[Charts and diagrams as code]
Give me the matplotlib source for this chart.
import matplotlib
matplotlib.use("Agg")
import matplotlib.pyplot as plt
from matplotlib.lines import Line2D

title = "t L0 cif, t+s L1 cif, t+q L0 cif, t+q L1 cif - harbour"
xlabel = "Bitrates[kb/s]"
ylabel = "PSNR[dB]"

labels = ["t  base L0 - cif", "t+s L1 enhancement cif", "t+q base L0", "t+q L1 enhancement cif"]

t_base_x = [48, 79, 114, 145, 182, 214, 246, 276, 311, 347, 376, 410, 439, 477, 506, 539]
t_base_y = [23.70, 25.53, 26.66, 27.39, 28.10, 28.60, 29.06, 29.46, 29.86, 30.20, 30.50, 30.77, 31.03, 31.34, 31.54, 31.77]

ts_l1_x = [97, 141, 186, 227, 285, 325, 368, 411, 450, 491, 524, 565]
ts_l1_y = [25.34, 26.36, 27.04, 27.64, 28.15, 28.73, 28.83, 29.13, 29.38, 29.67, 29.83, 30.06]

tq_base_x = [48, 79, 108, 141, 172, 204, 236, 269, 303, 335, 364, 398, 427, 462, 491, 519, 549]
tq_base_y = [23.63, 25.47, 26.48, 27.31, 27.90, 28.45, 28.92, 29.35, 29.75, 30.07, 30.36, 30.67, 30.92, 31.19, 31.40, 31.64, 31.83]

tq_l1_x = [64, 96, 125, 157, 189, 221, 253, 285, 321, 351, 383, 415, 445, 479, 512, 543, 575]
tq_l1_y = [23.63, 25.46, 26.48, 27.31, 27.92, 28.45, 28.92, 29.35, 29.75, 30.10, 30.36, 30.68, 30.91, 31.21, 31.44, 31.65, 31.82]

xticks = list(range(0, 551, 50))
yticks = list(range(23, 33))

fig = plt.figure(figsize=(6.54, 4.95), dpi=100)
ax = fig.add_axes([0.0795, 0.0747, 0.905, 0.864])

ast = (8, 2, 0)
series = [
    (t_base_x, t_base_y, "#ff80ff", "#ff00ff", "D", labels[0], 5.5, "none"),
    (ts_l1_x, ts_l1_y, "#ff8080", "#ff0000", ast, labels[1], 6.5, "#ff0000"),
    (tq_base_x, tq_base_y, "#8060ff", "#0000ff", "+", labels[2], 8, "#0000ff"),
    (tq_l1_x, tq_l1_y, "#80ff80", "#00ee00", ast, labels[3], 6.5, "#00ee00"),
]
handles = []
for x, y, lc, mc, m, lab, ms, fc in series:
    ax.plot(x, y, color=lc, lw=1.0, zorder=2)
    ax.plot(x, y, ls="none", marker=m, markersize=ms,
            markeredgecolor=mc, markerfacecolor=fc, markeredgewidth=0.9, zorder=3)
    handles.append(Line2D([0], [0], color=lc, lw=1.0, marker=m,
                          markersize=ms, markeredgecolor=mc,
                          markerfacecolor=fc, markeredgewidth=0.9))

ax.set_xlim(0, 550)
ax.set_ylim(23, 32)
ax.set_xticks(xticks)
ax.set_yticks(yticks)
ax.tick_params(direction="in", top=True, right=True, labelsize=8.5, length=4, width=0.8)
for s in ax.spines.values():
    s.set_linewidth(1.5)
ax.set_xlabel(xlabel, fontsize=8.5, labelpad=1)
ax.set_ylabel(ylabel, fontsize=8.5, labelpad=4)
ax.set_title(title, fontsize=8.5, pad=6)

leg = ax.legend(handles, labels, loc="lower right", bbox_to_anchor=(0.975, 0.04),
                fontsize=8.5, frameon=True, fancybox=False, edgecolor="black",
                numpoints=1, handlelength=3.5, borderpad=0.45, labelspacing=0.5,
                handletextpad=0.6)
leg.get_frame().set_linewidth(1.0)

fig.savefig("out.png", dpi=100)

---

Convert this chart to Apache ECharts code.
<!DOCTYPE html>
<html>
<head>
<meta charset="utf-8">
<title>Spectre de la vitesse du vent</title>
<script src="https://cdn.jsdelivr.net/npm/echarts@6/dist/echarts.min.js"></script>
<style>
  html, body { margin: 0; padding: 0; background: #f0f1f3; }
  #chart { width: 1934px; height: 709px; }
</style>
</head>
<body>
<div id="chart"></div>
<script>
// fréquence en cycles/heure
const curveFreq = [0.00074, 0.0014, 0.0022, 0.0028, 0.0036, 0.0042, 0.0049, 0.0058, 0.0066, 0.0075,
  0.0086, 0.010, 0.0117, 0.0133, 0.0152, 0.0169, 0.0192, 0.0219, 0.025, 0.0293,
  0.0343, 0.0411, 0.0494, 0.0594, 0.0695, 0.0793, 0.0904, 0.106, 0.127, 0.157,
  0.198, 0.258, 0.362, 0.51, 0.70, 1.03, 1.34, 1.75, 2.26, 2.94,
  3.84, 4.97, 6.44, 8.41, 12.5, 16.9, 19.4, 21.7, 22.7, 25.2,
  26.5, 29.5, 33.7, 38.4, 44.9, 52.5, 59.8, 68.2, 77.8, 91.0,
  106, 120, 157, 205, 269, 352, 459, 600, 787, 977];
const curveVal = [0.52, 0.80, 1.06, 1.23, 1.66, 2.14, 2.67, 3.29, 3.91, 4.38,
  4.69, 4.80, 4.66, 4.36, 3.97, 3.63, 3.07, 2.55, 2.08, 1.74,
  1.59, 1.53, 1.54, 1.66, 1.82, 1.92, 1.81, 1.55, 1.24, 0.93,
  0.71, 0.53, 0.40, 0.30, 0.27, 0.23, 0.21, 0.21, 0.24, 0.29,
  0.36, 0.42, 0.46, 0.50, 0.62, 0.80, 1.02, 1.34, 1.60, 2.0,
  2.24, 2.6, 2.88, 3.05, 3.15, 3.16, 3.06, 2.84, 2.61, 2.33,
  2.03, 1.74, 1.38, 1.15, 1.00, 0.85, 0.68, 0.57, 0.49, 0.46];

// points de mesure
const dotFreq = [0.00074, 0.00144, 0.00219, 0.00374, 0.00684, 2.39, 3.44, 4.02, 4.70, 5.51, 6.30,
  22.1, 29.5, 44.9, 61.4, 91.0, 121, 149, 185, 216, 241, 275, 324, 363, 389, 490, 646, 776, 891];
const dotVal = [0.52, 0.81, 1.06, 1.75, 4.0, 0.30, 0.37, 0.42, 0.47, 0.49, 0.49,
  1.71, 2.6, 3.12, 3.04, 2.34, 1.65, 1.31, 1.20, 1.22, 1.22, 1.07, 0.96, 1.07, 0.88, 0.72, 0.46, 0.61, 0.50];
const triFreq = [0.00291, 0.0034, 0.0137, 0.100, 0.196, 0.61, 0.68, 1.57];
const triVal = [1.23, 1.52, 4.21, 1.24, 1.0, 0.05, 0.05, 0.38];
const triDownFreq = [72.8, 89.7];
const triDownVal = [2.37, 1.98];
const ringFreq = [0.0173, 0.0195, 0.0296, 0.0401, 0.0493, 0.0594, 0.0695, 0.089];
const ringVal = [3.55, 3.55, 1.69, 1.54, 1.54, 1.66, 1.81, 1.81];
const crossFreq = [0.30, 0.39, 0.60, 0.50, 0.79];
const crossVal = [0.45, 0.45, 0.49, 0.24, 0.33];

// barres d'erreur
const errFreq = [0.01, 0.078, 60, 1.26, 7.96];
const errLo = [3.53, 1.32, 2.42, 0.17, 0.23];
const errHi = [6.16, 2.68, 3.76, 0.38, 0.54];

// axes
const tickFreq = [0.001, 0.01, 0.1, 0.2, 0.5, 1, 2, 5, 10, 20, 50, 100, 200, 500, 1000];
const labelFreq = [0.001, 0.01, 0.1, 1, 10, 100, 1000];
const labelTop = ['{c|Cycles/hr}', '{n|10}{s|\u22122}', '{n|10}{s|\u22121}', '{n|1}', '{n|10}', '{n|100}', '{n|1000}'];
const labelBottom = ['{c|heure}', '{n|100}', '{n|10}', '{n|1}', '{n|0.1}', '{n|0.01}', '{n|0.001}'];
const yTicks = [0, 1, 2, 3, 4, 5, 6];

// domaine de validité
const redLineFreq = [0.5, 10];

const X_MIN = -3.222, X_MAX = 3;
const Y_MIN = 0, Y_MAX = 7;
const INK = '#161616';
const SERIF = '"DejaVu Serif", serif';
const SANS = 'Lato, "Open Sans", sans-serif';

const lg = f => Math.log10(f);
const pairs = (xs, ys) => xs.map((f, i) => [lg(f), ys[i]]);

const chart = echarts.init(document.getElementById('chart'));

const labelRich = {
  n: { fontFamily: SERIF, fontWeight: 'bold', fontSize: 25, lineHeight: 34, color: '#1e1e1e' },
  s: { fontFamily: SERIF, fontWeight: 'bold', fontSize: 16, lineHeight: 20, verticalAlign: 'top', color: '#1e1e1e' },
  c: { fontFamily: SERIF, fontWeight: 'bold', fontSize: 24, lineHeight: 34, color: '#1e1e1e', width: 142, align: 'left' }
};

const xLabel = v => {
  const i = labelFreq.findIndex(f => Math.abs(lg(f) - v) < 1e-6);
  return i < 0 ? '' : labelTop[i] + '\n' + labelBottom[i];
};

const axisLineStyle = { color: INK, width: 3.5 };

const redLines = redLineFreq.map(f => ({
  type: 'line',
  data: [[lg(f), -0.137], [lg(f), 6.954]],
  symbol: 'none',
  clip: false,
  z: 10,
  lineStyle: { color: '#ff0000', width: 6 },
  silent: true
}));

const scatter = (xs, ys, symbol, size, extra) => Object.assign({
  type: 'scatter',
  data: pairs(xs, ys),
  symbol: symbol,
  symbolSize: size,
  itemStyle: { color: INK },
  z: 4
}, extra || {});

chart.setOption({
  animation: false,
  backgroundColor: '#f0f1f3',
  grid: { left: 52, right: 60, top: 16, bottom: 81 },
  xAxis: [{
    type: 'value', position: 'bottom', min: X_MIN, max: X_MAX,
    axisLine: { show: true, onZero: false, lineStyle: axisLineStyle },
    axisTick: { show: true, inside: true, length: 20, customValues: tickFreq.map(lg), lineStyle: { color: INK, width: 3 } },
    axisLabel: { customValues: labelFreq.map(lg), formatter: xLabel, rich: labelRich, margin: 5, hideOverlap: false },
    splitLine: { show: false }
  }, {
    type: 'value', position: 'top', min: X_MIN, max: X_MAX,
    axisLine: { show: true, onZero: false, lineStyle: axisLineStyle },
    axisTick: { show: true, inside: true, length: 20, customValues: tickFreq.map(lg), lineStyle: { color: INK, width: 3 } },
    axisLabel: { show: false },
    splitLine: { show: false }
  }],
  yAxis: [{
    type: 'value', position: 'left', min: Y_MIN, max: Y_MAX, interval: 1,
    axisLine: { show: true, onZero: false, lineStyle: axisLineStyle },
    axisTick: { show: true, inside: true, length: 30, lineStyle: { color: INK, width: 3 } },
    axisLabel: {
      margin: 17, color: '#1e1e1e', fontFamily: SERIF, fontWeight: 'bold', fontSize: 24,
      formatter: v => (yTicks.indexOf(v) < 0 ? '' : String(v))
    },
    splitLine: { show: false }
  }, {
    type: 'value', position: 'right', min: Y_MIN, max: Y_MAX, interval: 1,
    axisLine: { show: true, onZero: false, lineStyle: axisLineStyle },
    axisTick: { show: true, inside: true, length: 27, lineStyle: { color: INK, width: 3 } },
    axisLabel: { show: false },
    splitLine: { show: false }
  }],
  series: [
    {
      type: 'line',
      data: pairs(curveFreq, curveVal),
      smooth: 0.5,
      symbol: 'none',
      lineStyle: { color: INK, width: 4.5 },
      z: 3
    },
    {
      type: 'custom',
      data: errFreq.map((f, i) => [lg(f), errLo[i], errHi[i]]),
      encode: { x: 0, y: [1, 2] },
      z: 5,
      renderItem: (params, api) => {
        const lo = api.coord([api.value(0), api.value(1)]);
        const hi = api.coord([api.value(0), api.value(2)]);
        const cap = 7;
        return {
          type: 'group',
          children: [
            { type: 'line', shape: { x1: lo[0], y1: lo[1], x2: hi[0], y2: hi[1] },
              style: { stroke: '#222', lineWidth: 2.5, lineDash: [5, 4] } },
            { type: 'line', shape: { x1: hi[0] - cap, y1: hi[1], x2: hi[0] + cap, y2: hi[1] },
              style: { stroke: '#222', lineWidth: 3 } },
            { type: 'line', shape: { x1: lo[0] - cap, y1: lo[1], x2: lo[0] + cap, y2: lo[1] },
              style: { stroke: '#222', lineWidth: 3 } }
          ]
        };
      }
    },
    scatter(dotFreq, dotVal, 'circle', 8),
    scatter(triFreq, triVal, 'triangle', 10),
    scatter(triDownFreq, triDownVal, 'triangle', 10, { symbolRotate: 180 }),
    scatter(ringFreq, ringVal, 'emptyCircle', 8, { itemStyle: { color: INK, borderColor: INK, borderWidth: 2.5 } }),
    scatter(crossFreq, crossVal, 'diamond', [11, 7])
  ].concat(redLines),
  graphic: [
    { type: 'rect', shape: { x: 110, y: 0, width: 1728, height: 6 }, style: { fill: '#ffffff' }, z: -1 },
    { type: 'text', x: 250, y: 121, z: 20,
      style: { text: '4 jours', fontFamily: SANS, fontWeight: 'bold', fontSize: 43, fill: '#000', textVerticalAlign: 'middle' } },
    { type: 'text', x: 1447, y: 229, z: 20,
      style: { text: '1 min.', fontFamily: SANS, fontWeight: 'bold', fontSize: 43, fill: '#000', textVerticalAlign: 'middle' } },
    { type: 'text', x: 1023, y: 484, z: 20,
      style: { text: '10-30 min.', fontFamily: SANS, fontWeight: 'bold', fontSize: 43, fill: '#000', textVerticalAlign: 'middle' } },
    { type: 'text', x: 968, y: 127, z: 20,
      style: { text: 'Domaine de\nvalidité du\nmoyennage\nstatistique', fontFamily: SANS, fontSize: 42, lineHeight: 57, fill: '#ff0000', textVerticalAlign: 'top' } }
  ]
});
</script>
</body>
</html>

— Exercise details —
In the listing above, locate the line with "Give me the matplotlib source for this chart." and the line with "31.34, 31.54, 31.77]", then extract exactly those lines and every line between them, and nothing more.

— Problem solution —
Give me the matplotlib source for this chart.
import matplotlib
matplotlib.use("Agg")
import matplotlib.pyplot as plt
from matplotlib.lines import Line2D

title = "t L0 cif, t+s L1 cif, t+q L0 cif, t+q L1 cif - harbour"
xlabel = "Bitrates[kb/s]"
ylabel = "PSNR[dB]"

labels = ["t  base L0 - cif", "t+s L1 enhancement cif", "t+q base L0", "t+q L1 enhancement cif"]

t_base_x = [48, 79, 114, 145, 182, 214, 246, 276, 311, 347, 376, 410, 439, 477, 506, 539]
t_base_y = [23.70, 25.53, 26.66, 27.39, 28.10, 28.60, 29.06, 29.46, 29.86, 30.20, 30.50, 30.77, 31.03, 31.34, 31.54, 31.77]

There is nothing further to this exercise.